Formulaic Cost Reduction: If computation of embedding $E$ costs $C_E$ and reuse frequency = $r$, then caching saves:

$$ Savings = (r - 1) \times C_E $$

💡 Intuition: Caching is like keeping leftovers in the fridge — why cook the same meal again when it’s already good to go?


3️⃣ Lazy Evaluation — Don’t Do Work Until You Must

Lazy evaluation means deferring computations until their results are actually needed.

In ML systems, this drastically reduces redundant or premature work.


🧠 Where It Helps:

  • Data pipelines: Only transform data that’s actually consumed downstream.
  • Feature computation: Generate features on-demand, not preemptively.
  • ETL frameworks: Use tools like Spark, Dask, or Ray — they naturally delay execution until results are requested.

Example: Instead of joining all tables upfront, join only the subset needed for the current batch.

Mathematical Analogy: If $f(x)$ is expensive to compute, and only $p$ fraction of results are needed, then expected cost:

$$ E[C] = p \times C_{full} $$

where $p < 1$. That’s your proportional saving from lazy computation.

💡 Intuition: Lazy evaluation is like doing chores only when guests actually arrive — not every day just in case.


📐 Step 3: Mathematical Foundation

Let’s formalize the cost–latency trade-off for ML inference.

Balancing Latency vs. Cost

Let:

  • $C$ = cost per unit time (e.g., dollars/hour)
  • $L$ = latency per request (milliseconds)
  • $x$ = system state: number of active servers

Two regimes:

  • Always-On (High Latency Efficiency): $C_{on} = C \times x_{max}$ $L_{on} = L_{min}$

  • On-Demand (High Cost Efficiency): $C_{off} = C \times x_{avg}$ $L_{off} = L_{min} + L_{startup}$

The optimization goal:

$$ \min_{x} ( \alpha C + \beta L ) $$

Where $\alpha$ and $\beta$ are weights for cost and latency priorities. You tune them based on business needs — for instance, a healthcare app ($\beta$ high) may prioritize latency, while batch ETL ($\alpha$ high) prioritizes cost.

You can’t minimize both latency and cost simultaneously — it’s a see-saw. Smart systems find balance by scaling dynamically based on real-time demand curves.

🧠 Step 4: Advanced Cost Control Techniques

  1. Model Distillation: Use smaller, cheaper student models for inference. → Example: Deploy distilled BERT instead of full-size BERT.

  2. Asynchronous Batching: Aggregate concurrent requests dynamically for GPU efficiency.

  3. Dynamic Routing: Route low-priority or high-latency-tolerant queries to cheaper hardware.

  4. Mixed Precision Inference: Use FP16 or BF16 for faster GPU execution with negligible accuracy loss.

  5. Cloud Cost Monitoring:

    • AWS: Cost Explorer, CloudWatch
    • GCP: BigQuery Cost Breakdown
    • Azure: Cost Analysis

💡 Intuition: Cost optimization isn’t about being cheap — it’s about being cleverly efficient.
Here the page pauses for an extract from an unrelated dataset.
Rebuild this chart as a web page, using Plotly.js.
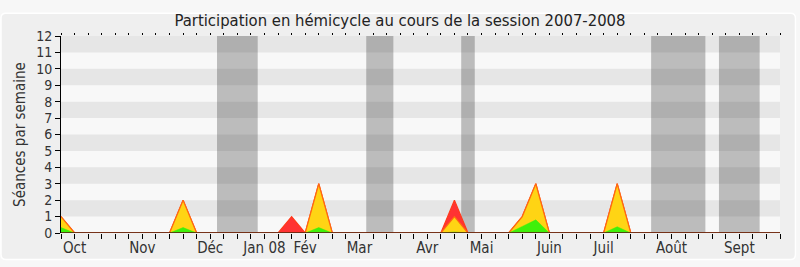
<!DOCTYPE html>
<html><head><meta charset="utf-8">
<script src="https://cdn.plot.ly/plotly-3.0.1.min.js"></script>
<style>body{margin:0;background:#f7f7f7}#chart{width:800px;height:267px}</style>
</head><body><div id="chart"></div>
<script>
// weeks 0..53 (Oct 2007 -> Sept 2008)
const weeks = Array.from({length: 54}, (_, i) => i);
// total participation (red), hemicycle presence (yellow), interventions (green)
const redVals =    [1,0,0,0,0,0,0,0,0,2,0,0,0,0,0,0,0,1,0,3,0,0,0,0,0,0,0,0,0,2,0,0,0,0,1,3,0,0,0,0,0,3,0,0,0,0,0,0,0,0,0,0,0,0];
const yellowVals = [1,0,0,0,0,0,0,0,0,2,0,0,0,0,0,0,0,0,0,3,0,0,0,0,0,0,0,0,0,1,0,0,0,0,1,3,0,0,0,0,0,3,0,0,0,0,0,0,0,0,0,0,0,0];
const greenVals =  [0.33,0,0,0,0,0,0,0,0,0.33,0,0,0,0,0,0,0,0,0,0.33,0,0,0,0,0,0,0,0,0,0.06,0,0,0,0,0.4,0.8,0,0,0,0,0,0.38,0,0,0,0,0,0,0,0,0,0,0,0];
// month labels and the week they sit on
const monthLabels = ["Oct","Nov","Déc","Jan 08","Fév","Mar","Avr","Mai","Juin","Juil","Août","Sept"];
const monthWeeks  = [1,6,11,15,18,22,27,31,36,40,45,50];
// vacation periods (start week, end week)
const vacStart = [11.5,22.5,29.5,43.5,48.5];
const vacEnd   = [14.5,24.5,30.5,47.5,51.5];
const yTicks = [0,1,2,3,4,5,6,7,8,9,10,11,12];

const tickText = weeks.map(w => { const k = monthWeeks.indexOf(w); return k >= 0 ? monthLabels[k] : ""; });

const shapes = [];
// rounded frame
shapes.push({type:"path", xref:"paper", yref:"paper",
  path:"M -0.0765,1.115 L 1.0145,1.115 Q 1.0215,1.115 1.0215,1.09 L 1.0215,-0.108 Q 1.0215,-0.135 1.0145,-0.135 L -0.0765,-0.135 Q -0.0835,-0.135 -0.0835,-0.108 L -0.0835,1.09 Q -0.0835,1.115 -0.0765,1.115 Z",
  fillcolor:"#efefef", line:{color:"#ffffff", width:1.5}, layer:"below"});
// plot area background
shapes.push({type:"rect", xref:"paper", yref:"paper", x0:0, x1:1, y0:0, y1:1, fillcolor:"#f8f8f8", line:{width:0}, layer:"below"});
// horizontal stripes
for (let v = 1; v < 12; v += 2) {
  shapes.push({type:"rect", xref:"paper", yref:"y", x0:0, x1:1, y0:v, y1:v+1, fillcolor:"#e6e6e6", line:{width:0}, layer:"below"});
}
// vacation bands
for (let i = 0; i < vacStart.length; i++) {
  shapes.push({type:"rect", xref:"x", yref:"paper", x0:vacStart[i], x1:vacEnd[i], y0:0, y1:1, fillcolor:"rgba(0,0,0,0.24)", line:{width:0}, layer:"below"});
}

const traces = [
  {x: weeks, y: redVals, type:"scatter", mode:"lines", fill:"tozeroy", fillcolor:"#ff3333", line:{color:"#ff3a1a", width:1.2}, hoverinfo:"skip"},
  {x: weeks, y: yellowVals, type:"scatter", mode:"lines", fill:"tozeroy", fillcolor:"#ffd414", line:{color:"#ff6a10", width:1.2}, hoverinfo:"skip"},
  {x: weeks, y: greenVals, type:"scatter", mode:"lines", fill:"tozeroy", fillcolor:"#3ff00a", line:{color:"#3ff00a", width:0.5}, hoverinfo:"skip"},
  {x: weeks, y: weeks.map(() => 0), xaxis:"x2", type:"scatter", mode:"lines", line:{color:"#5a1010", width:1.3}, hoverinfo:"skip"}
];

const font = "DejaVu Sans Condensed, DejaVu Sans, sans-serif";
const layout = {
  width: 800, height: 267,
  margin: {l: 61, r: 20, t: 36, b: 34},
  paper_bgcolor: "#f7f7f7",
  plot_bgcolor: "#f8f8f8",
  showlegend: false,
  title: {text: "Participation en hémicycle au cours de la session 2007-2008", x: 0.5, xanchor: "center", y: 0.925, yanchor: "middle",
          font: {family: font, size: 16.5, color: "#222"}},
  xaxis: {range: [0, 53], tickmode: "array", tickvals: weeks, ticktext: tickText, ticks: "outside", ticklen: 5, tickcolor: "#000", tickwidth: 1,
          ticklabelstandoff: -4,
          showgrid: false, zeroline: false, showline: false, tickfont: {family: font, size: 15, color: "#333"}, fixedrange: true},
  xaxis2: {overlaying: "x", side: "top", range: [0, 53], tickmode: "array", tickvals: weeks, ticks: "outside", ticklen: 2, tickcolor: "#000",
           showticklabels: false, showgrid: false, zeroline: false, showline: false},
  yaxis: {range: [0, 12], tickmode: "array", tickvals: yTicks, ticks: "outside", ticklen: 5, tickcolor: "#000", showgrid: false, zeroline: false,
          showline: true, linecolor: "#000", linewidth: 1, tickfont: {family: font, size: 14, color: "#333"},
          title: {text: "Séances par semaine", font: {family: font, size: 15, color: "#333"}, standoff: 6}},
  shapes: shapes
};
Plotly.newPlot("chart", traces, layout, {staticPlot: true});
</script></body></html>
Like turning off lights when no one’s in the room, not dimming them while you’re still reading.


⚖️ Step 5: Strengths, Limitations & Trade-offs

  • Dramatically reduces operational costs without hurting quality.
  • Enables scalable ML infrastructure for startups and enterprises alike.
  • Makes retraining and serving pipelines sustainable long-term.
  • May add complexity (checkpointing, caching logic).
  • Serverless and spot instances may introduce cold-start delays.
  • Requires careful monitoring to avoid under-provisioning.

Latency vs. Cost Trade-off:

  • Always-On GPUs:

    • ✅ Near-zero latency
    • ⚠️ High idle cost
  • On-Demand / Serverless GPUs:

    • ✅ Pay only when used
    • ⚠️ Cold start delays

The best systems mix both: Keep one instance warm (for latency), others cold (for cost savings).


🚧 Step 6: Common Misunderstandings

🚨 Common Misunderstandings (Click to Expand)
  • “Cost optimization means downgrading hardware.” Not true — it’s about smarter utilization, not weaker machines.

  • “Caching is optional.” In large-scale ML, it’s essential — recomputation costs can dwarf training costs.

  • “Serverless = instant.” No — serverless has cold starts; it’s great for bursty, not continuous workloads.


🧩 Step 7: Mini Summary

🧠 What You Learned: ML cost optimization means balancing performance and expense through spot compute, caching, and lazy execution.

⚙️ How It Works: Use spot or serverless resources for non-critical jobs, cache reusable outputs, and execute computations only when needed.

🎯 Why It Matters: Efficient ML systems scale sustainably — enabling innovation without runaway cloud bills.